I have a hard enough time coming to terms with high school and college reunions but this date in history really threw me for a loop:
It was 20 years ago this week when Hurricane Bob touched down on Aquidneck Island.
I was a mere spring chick at the young age of 27 with a husband of only four years and our first child only a toddler. Our first home was a mobile home in Bay View Park on Connell Highway. It was the summer of 1991 and all was well with the world. That is until the skies turned a scary dark gray and we were all reminded that living on an island can be both beautiful and deadly at the same time.
According to the National Weather Service, Hurricane Bob made landfall over Newport, RI shortly before 2 p.m. on August 19, 1991 with sustained hurricane force winds between 75 and 100 mph.
In fact, it was the only hurricane to make landfall that season. It caused a storm surge of 5 to 8 feet with rainfall that measured from 3 to 6 inches. Bob was responsible for six deaths (all in Connecticut) and caused more than 680 million dollars in damage. That’s what we know now. But at the time, all I knew is that I was scared to death for myself, for my family and for my community.
After having survived this historic weather event, I was left with some lasting impressions:
When preparedness turns to reality. As a New Englander, hurricane tracking became a part of the late spring – throughout the summer – into the fall way of life. No matter how old you were, you expected the meteorologists on the 6 o’clock news to give you the weather outlook and the hurricane report from June to November. I remember a local station making tracking maps available to the public so that we could follow along. That was all well and good until late that summer, after thinking that we might have dodged the proverbial weather bullet. The reports were fast and ominous. Before we knew it, we were stocking up on water, batteries, dry goods and important documents. We were ready to leave at a moment’s notice.
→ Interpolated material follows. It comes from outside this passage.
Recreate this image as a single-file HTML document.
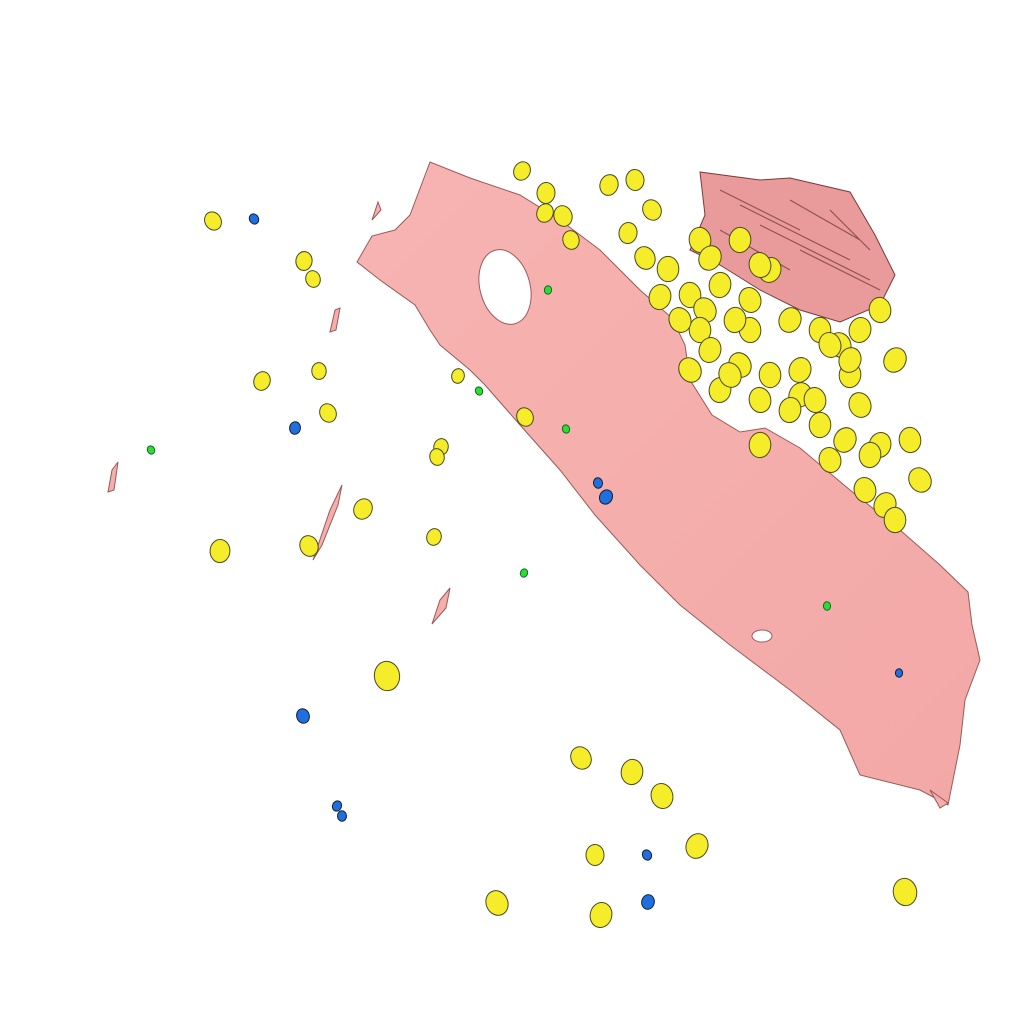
<!DOCTYPE html>
<html><head><meta charset="utf-8"><style>
html,body{margin:0;padding:0;background:#fff;width:1024px;height:1024px;overflow:hidden}
svg{display:block}
</style></head><body>
<svg width="1024" height="1024" viewBox="0 0 1024 1024" xmlns="http://www.w3.org/2000/svg">
<defs>
<linearGradient id="pk" x1="0" y1="0" x2="1" y2="1">
<stop offset="0" stop-color="#f7b4b2"/><stop offset="1" stop-color="#f2a8a6"/>
</linearGradient>
</defs>
<g id="membrane">
<path fill="url(#pk)" stroke="#9a5a58" stroke-width="1"
d="M357,262 L372,236 L395,230 L410,215 L430,162 L470,178 L520,195 L560,220 L600,250 L640,290 L672,318 L685,345 L690,380 L712,415 L740,432 L765,428 L800,448 L850,490 L900,530 L940,565 L968,592 L972,625 L980,660 L965,700 L960,745 L948,805 L920,790 L880,780 L860,775 L840,730 L790,690 L730,645 L680,605 L640,565 L595,515 L560,470 L520,425 L485,385 L470,370 L440,345 L430,330 L415,305 L380,280 Z"/>
<ellipse cx="505" cy="287" rx="25" ry="38" fill="#fff" stroke="#9a5a58" transform="rotate(-15 505 287)"/>
<ellipse cx="762" cy="636" rx="10" ry="6" fill="#fff" stroke="#9a5a58"/>
<path fill="#e99b9b" stroke="#7a3a3a" stroke-width="1"
d="M700,172 L760,180 L790,178 L850,192 L875,235 L895,275 L880,305 L840,322 L800,310 L760,290 L720,265 L690,250 L705,215 Z"/>
<g stroke="#5a2020" stroke-width="1.2" opacity="0.6">
<path d="M720,190 L800,230 M740,205 L850,260 M760,225 L870,280 M790,200 L860,240 M800,250 L880,290 M720,230 L790,270 M830,210 L870,250"/>
</g>
<g fill="#f4aeac" stroke="#9a5a58" stroke-width="1">
<path d="M108,492 L112,470 L118,462 L114,490 Z"/>
<path d="M313,560 L330,510 L342,485 L338,505 L322,545 Z"/>
<path d="M432,624 L440,600 L450,588 L446,608 Z"/>
<path d="M330,332 L335,310 L340,308 L336,330 Z"/>
<path d="M372,220 L378,202 L381,210 Z"/>
<path d="M930,790 L948,803 L940,808 Z"/>
</g>
</g>
<g id="yellow" fill="#f5ec2a" stroke="#4a4a20" stroke-width="1"></g>
<g id="blue" fill="#1f6fe0" stroke="#123" stroke-width="1"></g>
<g id="green" fill="#2ede2e" stroke="#163" stroke-width="1"></g>
</svg>
<script>
const yellowX=[213,304,313,262,319,328,441,437,363,220,309,434,387,581,632,662,697,595,497,601,905,522,546,563,609,635,652,628,571,545,668,645,660,700,710,740,750,770,690,705,720,760,790,820,840,860,880,895,850,830,800,770,740,720,760,800,820,860,880,910,920,870,830,850,700,730,790,815,845,760,680,710,750,690,735,865,885,895,525,458];
const yellowY=[221,261,279,381,371,413,447,457,509,551,546,537,676,758,772,796,846,855,903,915,892,171,193,216,185,180,210,233,240,213,269,258,297,240,258,240,300,270,295,310,285,265,320,330,345,330,310,360,375,345,370,375,365,390,400,395,425,405,445,440,480,455,460,360,330,375,410,400,440,445,320,350,330,370,320,490,505,520,417,376];
const yR=[9,9,8,9,8,9,8,8,10,11,10,8,14,11,12,12,12,10,12,12,13,9,10,10,10,10,10,10,9,9,12,11,12,12,12,12,12,12,12,12,12,12,12,12,12,12,12,12,12,12,12,12,12,12,12,12,12,12,12,12,12,12,12,12,12,12,12,12,12,12,12,12,12,12,12,12,12,12,9,7];
const blueX=[254,295,303,337,342,647,648,598,606,899];
const blueY=[219,428,716,806,816,855,902,483,497,673];
const blueR=[5,6,7,5,5,5,7,5,7,4];
const greenX=[151,548,566,524,827,479];
const greenY=[450,290,429,573,606,391];
const NS='http://www.w3.org/2000/svg';
function blob(g,x,y,r,i){
  const e=document.createElementNS(NS,'ellipse');
  e.setAttribute('cx',x);e.setAttribute('cy',y);
  e.setAttribute('rx',r*0.9);e.setAttribute('ry',r*1.05);
  e.setAttribute('transform','rotate('+((i*37)%60-30)+' '+x+' '+y+')');
  g.appendChild(e);return e;
}
const gy=document.getElementById('yellow');
yellowX.forEach((x,i)=>{const e=blob(gy,x,yellowY[i],yR[i],i);

});
const gb=document.getElementById('blue');
blueX.forEach((x,i)=>{const e=blob(gb,x,blueY[i],blueR[i],i);

});
const gg=document.getElementById('green');
greenX.forEach((x,i)=>{const e=blob(gg,x,greenY[i],4,i);

});
</script>
</body></html>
What would happen with our home? The knots developed in my stomach with the first report and then, of course, the million and one questions. What will happen to our home? How will we clean up? Will there be anything left TO clean up? Will we be safe? Over and over the concerns for our future kept going through my mind like a never ending ticker tape. In my mind, we were still newlyweds with a new baby and a home that was likely to fly away like a scene from the Wizard of Oz. I can still feel those knots today as I think about it.
Evacuation became a reality. Then it happened—the dreaded evacuation announcement. As the winds began to escalate we heard the call to evacuate not only on the radio and on the television but by our very own Middletown Police with loudspeakers attached to their squad cars informing us and our neighbors that it was not safe to stay at home and giving us information as to where we could find safe shelter. We knew these guys personally (as you do in a small town such as ours) and the look of concern on their faces gave us cause to get a move on.
The calm before the storm. We were lucky to have family nearby, in a safer and higher part of town, to shelter in with. We did not have to take advantage of the shelters made available to us, but in the back of mind I wondered about those who did. It was scary enough to be away from your home and your things. It must have been even scarier to be in an institutional setting knowing that you might not have a home to go home to. This thought stills stays with me to this day post-Bob and post-Katrina. The calm really wasn’t as calm as the stillness in the air made it out to be.
And then Bob hit. Although, I tried not to show it, I was beside myself. All that we had worked for was likely to blow away to a pile of sticks. It felt like you couldn’t help but think of the worst as the skies were so dark, the announcements so threatening and the winds howling like a scene in a horror movie. I am usually a glass-half-full kind of a girl but this event really scared me. We just held on and held on to the desire to make fun of our meteorologists when it was all over, praying that they might have made much ado about nothing.
The aftermath. But they weren’t whistling Dixie. Bob hit and hit hard with entire trees down, some by their roots, electricity and phone service interrupted, water and millions of leaves everywhere. It looked like a war zone. Yet through it all, my only concern was for my little home; our first home to call our own. By the grace of all that is good, we drove into our little driveway to find that our home was still in tact. The skirting around the house was damaged; there were tree limbs to be cleared but all in all, we had survived Bob.
So many years later, I look upon that time in our lives and continue to be thankful that after spending more than half of my lifetime on this beautiful island, we are still safe and still here. And with every passing hurricane season we continue to be mindful of the power that Mother Nature holds with regard to weather.
We will continue to pay attention to its ebbs and flows and will always respect its strength.